4 Ways to Save in Uluru, Australia’s Most Expensive Destination

by  Will McGough | Sep 29, 2014
Uluru, Australia
Uluru, Australia / FiledIMAGE/iStock

You won’t find too many Americans in Australia’s Northern Territory, and there's a good reasons for it. Considering the high cost of air travel and the time that it takes to get there, most travelers are content on staying in Sydney or one of the country’s other southern cities. If they do venture out, it’s typically up the east coast to Queensland, one of the most popular launching pads for the Great Barrier Reef.

But the draw is that the area is very remote, putting visitors in the prime position to see the stunning formations of Ayers Rock and Kata Tjuta -- known collectively as Uluru. Australia is 70 percent desert, after all, with Central Australia and the southern half of the Northern Territory receiving less than 10 inches of rain per year.

Unfortunately, Uluru’s remoteness and adventure-oriented atmosphere don’t make for the cheapest trip. In fact, it’s the most expensive destination in Australia and the third-most expensive in the world. The reason for this is largely due to the fact that the Ayers Rock Resort -- which really consists of four hotels -- has a monopoly on all the rooms, restaurants, and shops in the area. As a result, rates start at 340 AUD (297 USD) a night even at the cheapest property, the Outback Pioneer. Yikes.

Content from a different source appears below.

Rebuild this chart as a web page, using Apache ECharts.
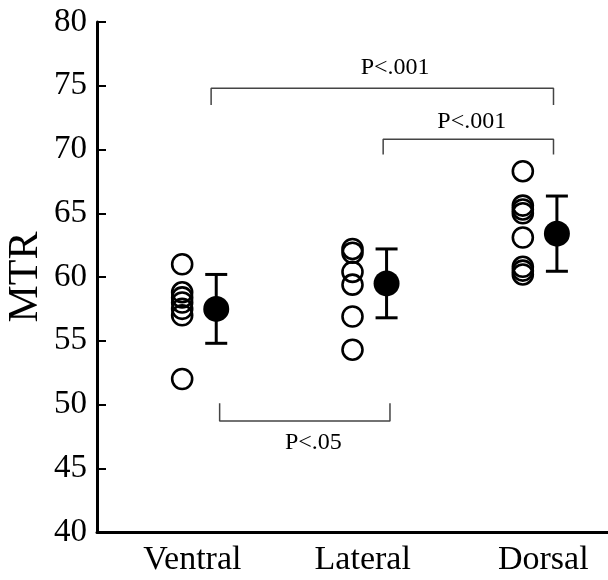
<!DOCTYPE html>
<html>
<head>
<meta charset="utf-8">
<script src="https://cdn.jsdelivr.net/npm/echarts@6/dist/echarts.min.js"></script>
<style>html,body{margin:0;padding:0;background:#fff;}#c{width:608px;height:580px;}</style>
</head>
<body>
<div id="c"></div>
<script>
// ---- data ----
const categories = ['Ventral', 'Lateral', 'Dorsal'];
const ventralValues = [61.0, 58.8, 58.4, 58.0, 57.5, 57.0, 52.0];
const lateralValues = [62.2, 61.9, 60.4, 59.4, 56.9, 54.3];
const dorsalValues = [68.3, 65.6, 65.3, 65.0, 63.1, 60.8, 60.5, 60.2];
const meanValues = [57.5, 59.5, 63.4];
const sdValues = [2.7, 2.7, 2.95];
const yTickMin = 40, yTickMax = 80, yTickStep = 5;
// annotation brackets (data coordinates): [xStart, xEnd, yLine, yEnd]
const bracketTop = [0.67, 2.68, 74.8, 73.5];
const bracketMid = [1.68, 2.68, 70.8, 69.6];
const bracketLow = [0.72, 1.72, 48.7, 50.1];
const pLabels = ['P<.001', 'P<.001', 'P<.05'];
const pLabelPos = [[1.75, 76.4], [2.2, 72.2], [1.27, 47.0]];
const catLabelPos = [0.56, 1.56, 2.62];

const groups = [ventralValues, lateralValues, dorsalValues];
const openData = [];
groups.forEach((arr, i) => arr.forEach(v => openData.push([i + 0.5, v])));
const meanData = meanValues.map((m, i) => [i + 0.7, m]);
const errData = meanValues.map((m, i) => [i + 0.7, m - sdValues[i], m + sdValues[i]]);
function bracketLine(b) {
  return [[b[0], b[3]], [b[0], b[2]], [b[1], b[2]], [b[1], b[3]]];
}
const FONT = 'Liberation Serif';

const chart = echarts.init(document.getElementById('c'));
chart.setOption({
  animation: false,
  backgroundColor: '#fff',
  grid: { left: 97, right: 0, top: 22, bottom: 48, containLabel: false, outerBoundsMode: 'none' },
  xAxis: {
    type: 'value', min: 0, max: 3,
    splitLine: { show: false },
    axisTick: { show: false },
    axisLine: { show: true, lineStyle: { color: '#000', width: 3 } },
    axisLabel: {
      customValues: catLabelPos,
      formatter: v => categories[Math.round(v - catLabelPos[0])],
      fontFamily: FONT, fontSize: 34, color: '#000', margin: 11
    }
  },
  yAxis: {
    type: 'value', min: yTickMin, max: yTickMax, interval: yTickStep,
    name: 'MTR', nameLocation: 'middle', nameGap: 50, nameMoveOverlap: false,
    nameTextStyle: { fontFamily: FONT, fontSize: 42, color: '#000' },
    splitLine: { show: false },
    axisLine: { show: true, lineStyle: { color: '#000', width: 3 } },
    axisTick: { show: true, inside: true, length: 9, lineStyle: { color: '#000', width: 2 } },
    axisLabel: { fontFamily: FONT, fontSize: 33, color: '#000', margin: 10 }
  },
  series: [
    {
      type: 'scatter', data: openData, symbol: 'circle', symbolSize: 20,
      itemStyle: { color: 'rgba(0,0,0,0)', borderColor: '#000', borderWidth: 2.6, opacity: 1 },
      z: 3
    },
    {
      type: 'custom', data: errData, z: 2,
      renderItem: function (params, api) {
        const x = api.value(0);
        const lo = api.coord([x, api.value(1)]);
        const hi = api.coord([x, api.value(2)]);
        const hw = 11;
        const st = { stroke: '#000', lineWidth: 3 };
        return {
          type: 'group',
          children: [
            { type: 'line', shape: { x1: lo[0], y1: lo[1], x2: hi[0], y2: hi[1] }, style: st },
            { type: 'line', shape: { x1: lo[0] - hw, y1: lo[1], x2: lo[0] + hw, y2: lo[1] }, style: st },
            { type: 'line', shape: { x1: hi[0] - hw, y1: hi[1], x2: hi[0] + hw, y2: hi[1] }, style: st }
          ]
        };
      }
    },
    {
      type: 'scatter', data: meanData, symbol: 'circle', symbolSize: 26,
      itemStyle: { color: '#000', opacity: 1 }, z: 4
    },
    ...[bracketTop, bracketMid, bracketLow].map(b => ({
      type: 'line', data: bracketLine(b), symbol: 'none',
      lineStyle: { color: '#444', width: 1.5 }, z: 1
    })),
    {
      type: 'scatter', symbolSize: 0,
      itemStyle: { opacity: 1 },
      data: pLabels.map((t, i) => ({ name: t, value: pLabelPos[i] })),
      label: { show: true, position: 'inside', formatter: p => p.name,
        fontFamily: FONT, fontSize: 24, color: '#000', opacity: 1 }
    }
  ]
});
</script>
</body>
</html>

So what to do? Here are a few tips to make the trip more affordable.

Make use of the Resort’s best kept secret.
The Outback Pioneer has a hostel-style lodge attached to it, listed on the website but rarely promoted. Starting rates range from 38 AUD (33 USD) per person for 20-person shared rooms to 184 AUD per room for a private room that sleeps four (all four beds must be booked). Take advantage.

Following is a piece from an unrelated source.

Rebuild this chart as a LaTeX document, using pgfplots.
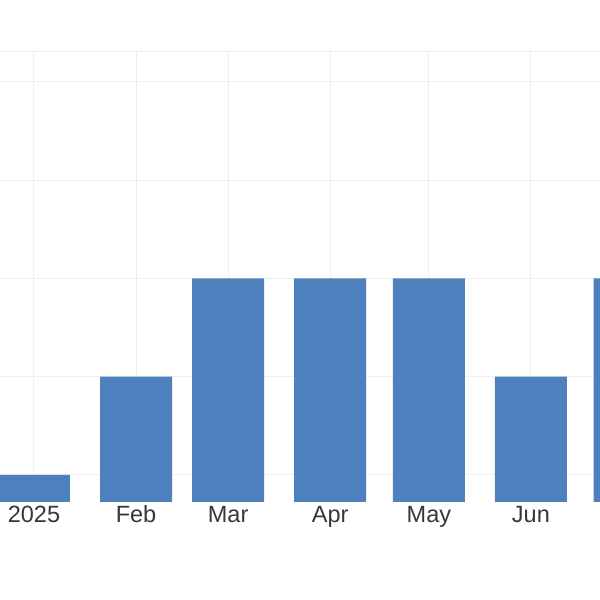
\documentclass[border=0pt]{standalone}
\usepackage{pgfplots}
\pgfplotsset{compat=1.18}
\usepackage{fontspec}
\setmainfont{Liberation Sans}
\definecolor{barblue}{RGB}{78,128,189}
\definecolor{gridc}{RGB}{238,238,238}
\definecolor{labc}{RGB}{55,55,55}
\begin{document}
\begin{tikzpicture}
\useasboundingbox (0,0) rectangle (600bp,600bp);
\begin{axis}[
  at={(0bp,98bp)}, anchor=south west,
  scale only axis, width=600bp, height=450bp,
  xmin=-10.33, xmax=172.0,
  ymin=0.725, ymax=5.305,
  axis line style={draw=none},
  xtick={0,31,59,90,120,151,181},
  xticklabels={2025,Feb,Mar,Apr,May,Jun,Jul},
  ytick={1,2,3,4,5,5.305},
  yticklabels={},
  major tick length=0pt,
  xmajorgrids, ymajorgrids,
  grid style={draw=gridc, line width=1bp},
  tick label style={font=\fontsize{23.5bp}{28bp}\selectfont, text=labc},
  xticklabel style={anchor=base, yshift=-21bp, inner sep=0pt},
  ybar, bar width=72bp,
]
\addplot[fill=barblue, draw=none] coordinates {
 (0,1) (31,2) (59,3) (90,3) (120,3) (151,2) (181,3)
};
\end{axis}
\end{tikzpicture}
\end{document}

Skip the hotels all together.
In addition to the hotels, Ayers Rock Resort has a campground. Cabins run for 160 AUD (140 USD) a night and fit 6 people -- an affordable and comfortable option for those traveling in a group. Regular campsites are 38 AUD a night for two. The best part? A fourth night free special for all options. Another option is a campground called Curtain Springs about 50 miles from Uluru that is free.

Buy your food at the grocery store.
Since the entire resort and town square is owned and operated by the same company, restaurants are pricey. A solid option is to visit the grocery store and buy food there -- think sandwiches or pre-made entrees. It’s not the most glamorous dining option, but it works for a trip that’s likely just two or three days. More importantly, it can save you quite a bit of money.

Pass on the organized tours, catch a shuttle or rent a car, and explore on your own.
The entry fee for Uluru-Kata Tjuta National park is 25 AUD for 3 days. Ayers Rock offers many excursions into the parks, most of which are expensive and don’t include the entrance fee. There are two other options: Hire a shuttle to drop you off in the morning and pick you up at night for $60 person, or rent a car on your own so you can come and go as you please. Car rental rates still start at 60-70 USD per day (more if you go through the resort) -- but having your own wheels at least it allows you a full day in the park on your own. Many excursions from the hotel will cost much more for only a half day anyway.